Exercise task: Do not include the pictures; repeat the rest of the data exactly.

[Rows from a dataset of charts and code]
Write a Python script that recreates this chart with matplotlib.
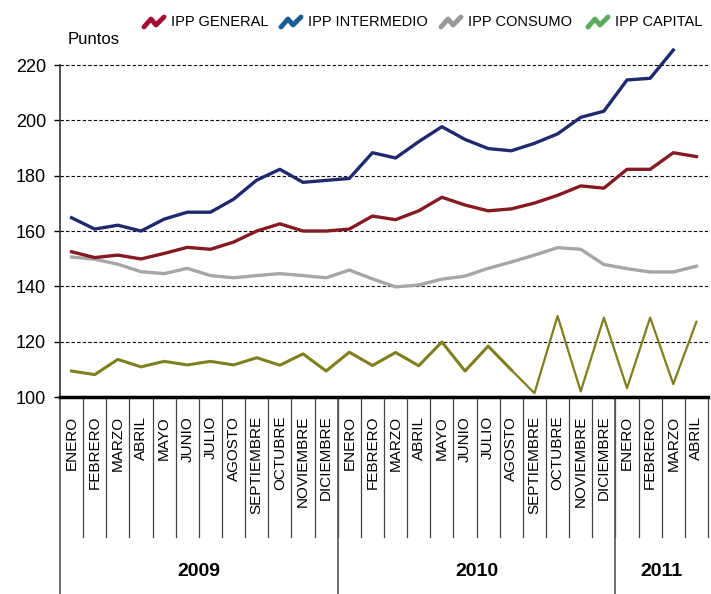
import matplotlib
matplotlib.use("Agg")
import matplotlib.pyplot as plt
from matplotlib.lines import Line2D
import matplotlib.transforms as mtransforms

months = ["ENERO", "FEBRERO", "MARZO", "ABRIL", "MAYO", "JUNIO", "JULIO",
          "AGOSTO", "SEPTIEMBRE", "OCTUBRE", "NOVIEMBRE", "DICIEMBRE"]
labels = months + months + months[:4]
years = ["2009", "2010", "2011"]
year_len = [12, 12, 4]

ipp_general = [152.5, 150.4, 151.3, 149.9, 151.9, 154.1, 153.4, 156.0, 160.0, 162.6,
               160.0, 160.0, 160.7, 165.4, 164.1, 167.3, 172.2, 169.4, 167.3, 168.0,
               170.1, 172.9, 176.3, 175.5, 182.3, 182.3, 188.3, 186.9]
ipp_intermedio = [164.8, 160.7, 162.1, 160.0, 164.3, 166.8, 166.8, 171.5, 178.4, 182.3,
                  177.6, 178.3, 179.0, 188.3, 186.4, 192.3, 197.7, 193.1, 189.8, 189.0,
                  191.7, 195.1, 201.1, 203.3, 214.6, 215.2, 225.4]
ipp_consumo = [150.6, 149.8, 148.0, 145.3, 144.6, 146.5, 143.9, 143.1, 143.9, 144.6,
               143.9, 143.1, 145.9, 142.7, 139.8, 140.5, 142.6, 143.7, 146.5, 148.8,
               151.3, 154.0, 153.4, 147.9, 146.4, 145.2, 145.2, 147.3]
ipp_capital = [109.4, 108.1, 113.6, 110.9, 112.9, 111.6, 112.9, 111.6, 114.2, 111.5,
               115.6, 109.4, 116.2, 111.4, 116.1, 111.3, 119.9, 109.4, 118.4, 109.8,
               101.4, 129.3, 102.0, 128.7, 103.2, 128.7, 104.7, 127.2]

font = ["Liberation Sans", "DejaVu Sans"]

fig = plt.figure(figsize=(7.11, 5.94), dpi=100)
ax = fig.add_axes([0.0844, 0.3316, 0.9114, 0.5869])

x = list(range(len(labels)))
ax.plot(x, ipp_consumo, color="#a6a6a6", lw=2.4, clip_on=False)
ax.plot(x[:20], ipp_capital[:20], color="#7f7f1e", lw=2.2, clip_on=False)
ax.plot(x[19:], ipp_capital[19:], color="#7f7f1e", lw=1.6, clip_on=False)
ax.plot(x, ipp_general, color="#861a22", lw=2.4, clip_on=False)
ax.plot(x[:len(ipp_intermedio)], ipp_intermedio, color="#1f2a6e", lw=2.4, clip_on=False)

ax.set_xlim(-0.5, len(labels) - 0.5)
ax.set_ylim(100, 226)
ax.set_yticks([100, 120, 140, 160, 180, 200, 220])
for v in [120, 140, 160, 180, 200, 220]:
    ax.axhline(v, color="black", lw=0.8, ls=(0, (3, 2)), zorder=0)
ax.set_xticks([])
for s in ["top", "right"]:
    ax.spines[s].set_visible(False)
ax.spines["left"].set_bounds(100, 220)
ax.spines["left"].set_color("#333333")
ax.spines["left"].set_linewidth(1.2)
ax.spines["bottom"].set_linewidth(2.5)
ax.tick_params(axis="y", direction="out", length=4, width=1, pad=6, labelsize=13)
for t in ax.get_yticklabels():
    t.set_fontfamily(font)

ax.text(0.012, 1.005, "Puntos", transform=ax.transAxes, fontsize=12,
        family=font, va="bottom", ha="left")

# month labels and separators under the axis
trans = mtransforms.blended_transform_factory(ax.transData, ax.transAxes)
for i, lab in enumerate(labels):
    ax.text(i, -0.054, lab, transform=trans, rotation=90, ha="center", va="top",
            fontsize=11, family=font)
for i in range(len(labels)):
    ax.plot([i + 0.5, i + 0.5], [0, -0.402], transform=trans, color="#444444",
            lw=0.9, clip_on=False)
start = 0
for yr, n in zip(years, year_len):
    ax.plot([start - 0.5, start - 0.5], [0, -0.565], transform=trans,
            color="#555555", lw=1.2, clip_on=False)
    ax.text(start - 0.5 + n / 2, -0.5, yr, transform=trans, ha="center",
            va="center", fontsize=14, fontweight="bold", family=font)
    start += n

# legend with zigzag icons
legend = [("IPP GENERAL", "#a50d35", 143), ("IPP INTERMEDIO", "#1a5c96", 280),
          ("IPP CONSUMO", "#999999", 440), ("IPP CAPITAL", "#5bab5e", 587)]
W, H = 711, 594
for name, col, px in legend:
    xs = [px + 1, px + 8, px + 13, px + 21]
    ys = [27, 19, 25, 17]
    fig.add_artist(Line2D([v / W for v in xs], [1 - v / H for v in ys],
                          transform=fig.transFigure, color=col, lw=3.5,
                          solid_capstyle="round", solid_joinstyle="round"))
    fig.text((px + 28) / W, 1 - 22 / H, name, fontsize=10.5, family=font,
             ha="left", va="center")

fig.savefig("out.png", dpi=100)
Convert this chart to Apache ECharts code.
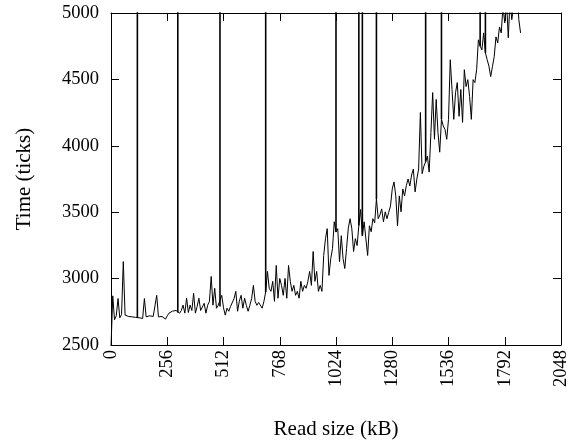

Output for this task:
Write a Python script that recreates this chart with matplotlib.
import matplotlib
matplotlib.use("Agg")
import matplotlib.pyplot as plt
from matplotlib.lines import Line2D
import matplotlib.transforms as mtransforms

months = ["ENERO", "FEBRERO", "MARZO", "ABRIL", "MAYO", "JUNIO", "JULIO",
          "AGOSTO", "SEPTIEMBRE", "OCTUBRE", "NOVIEMBRE", "DICIEMBRE"]
labels = months + months + months[:4]
years = ["2009", "2010", "2011"]
year_len = [12, 12, 4]

ipp_general = [152.5, 150.4, 151.3, 149.9, 151.9, 154.1, 153.4, 156.0, 160.0, 162.6,
               160.0, 160.0, 160.7, 165.4, 164.1, 167.3, 172.2, 169.4, 167.3, 168.0,
               170.1, 172.9, 176.3, 175.5, 182.3, 182.3, 188.3, 186.9]
ipp_intermedio = [164.8, 160.7, 162.1, 160.0, 164.3, 166.8, 166.8, 171.5, 178.4, 182.3,
                  177.6, 178.3, 179.0, 188.3, 186.4, 192.3, 197.7, 193.1, 189.8, 189.0,
                  191.7, 195.1, 201.1, 203.3, 214.6, 215.2, 225.4]
ipp_consumo = [150.6, 149.8, 148.0, 145.3, 144.6, 146.5, 143.9, 143.1, 143.9, 144.6,
               143.9, 143.1, 145.9, 142.7, 139.8, 140.5, 142.6, 143.7, 146.5, 148.8,
               151.3, 154.0, 153.4, 147.9, 146.4, 145.2, 145.2, 147.3]
ipp_capital = [109.4, 108.1, 113.6, 110.9, 112.9, 111.6, 112.9, 111.6, 114.2, 111.5,
               115.6, 109.4, 116.2, 111.4, 116.1, 111.3, 119.9, 109.4, 118.4, 109.8,
               101.4, 129.3, 102.0, 128.7, 103.2, 128.7, 104.7, 127.2]

font = ["Liberation Sans", "DejaVu Sans"]

fig = plt.figure(figsize=(7.11, 5.94), dpi=100)
ax = fig.add_axes([0.0844, 0.3316, 0.9114, 0.5869])

x = list(range(len(labels)))
ax.plot(x, ipp_consumo, color="#a6a6a6", lw=2.4, clip_on=False)
ax.plot(x[:20], ipp_capital[:20], color="#7f7f1e", lw=2.2, clip_on=False)
ax.plot(x[19:], ipp_capital[19:], color="#7f7f1e", lw=1.6, clip_on=False)
ax.plot(x, ipp_general, color="#861a22", lw=2.4, clip_on=False)
ax.plot(x[:len(ipp_intermedio)], ipp_intermedio, color="#1f2a6e", lw=2.4, clip_on=False)

ax.set_xlim(-0.5, len(labels) - 0.5)
ax.set_ylim(100, 226)
ax.set_yticks([100, 120, 140, 160, 180, 200, 220])
for v in [120, 140, 160, 180, 200, 220]:
    ax.axhline(v, color="black", lw=0.8, ls=(0, (3, 2)), zorder=0)
ax.set_xticks([])
for s in ["top", "right"]:
    ax.spines[s].set_visible(False)
ax.spines["left"].set_bounds(100, 220)
ax.spines["left"].set_color("#333333")
ax.spines["left"].set_linewidth(1.2)
ax.spines["bottom"].set_linewidth(2.5)
ax.tick_params(axis="y", direction="out", length=4, width=1, pad=6, labelsize=13)
for t in ax.get_yticklabels():
    t.set_fontfamily(font)

ax.text(0.012, 1.005, "Puntos", transform=ax.transAxes, fontsize=12,
        family=font, va="bottom", ha="left")

# month labels and separators under the axis
trans = mtransforms.blended_transform_factory(ax.transData, ax.transAxes)
for i, lab in enumerate(labels):
    ax.text(i, -0.054, lab, transform=trans, rotation=90, ha="center", va="top",
            fontsize=11, family=font)
for i in range(len(labels)):
    ax.plot([i + 0.5, i + 0.5], [0, -0.402], transform=trans, color="#444444",
            lw=0.9, clip_on=False)
start = 0
for yr, n in zip(years, year_len):
    ax.plot([start - 0.5, start - 0.5], [0, -0.565], transform=trans,
            color="#555555", lw=1.2, clip_on=False)
    ax.text(start - 0.5 + n / 2, -0.5, yr, transform=trans, ha="center",
            va="center", fontsize=14, fontweight="bold", family=font)
    start += n

# legend with zigzag icons
legend = [("IPP GENERAL", "#a50d35", 143), ("IPP INTERMEDIO", "#1a5c96", 280),
          ("IPP CONSUMO", "#999999", 440), ("IPP CAPITAL", "#5bab5e", 587)]
W, H = 711, 594
for name, col, px in legend:
    xs = [px + 1, px + 8, px + 13, px + 21]
    ys = [27, 19, 25, 17]
    fig.add_artist(Line2D([v / W for v in xs], [1 - v / H for v in ys],
                          transform=fig.transFigure, color=col, lw=3.5,
                          solid_capstyle="round", solid_joinstyle="round"))
    fig.text((px + 28) / W, 1 - 22 / H, name, fontsize=10.5, family=font,
             ha="left", va="center")

fig.savefig("out.png", dpi=100)
Convert this chart to Apache ECharts code.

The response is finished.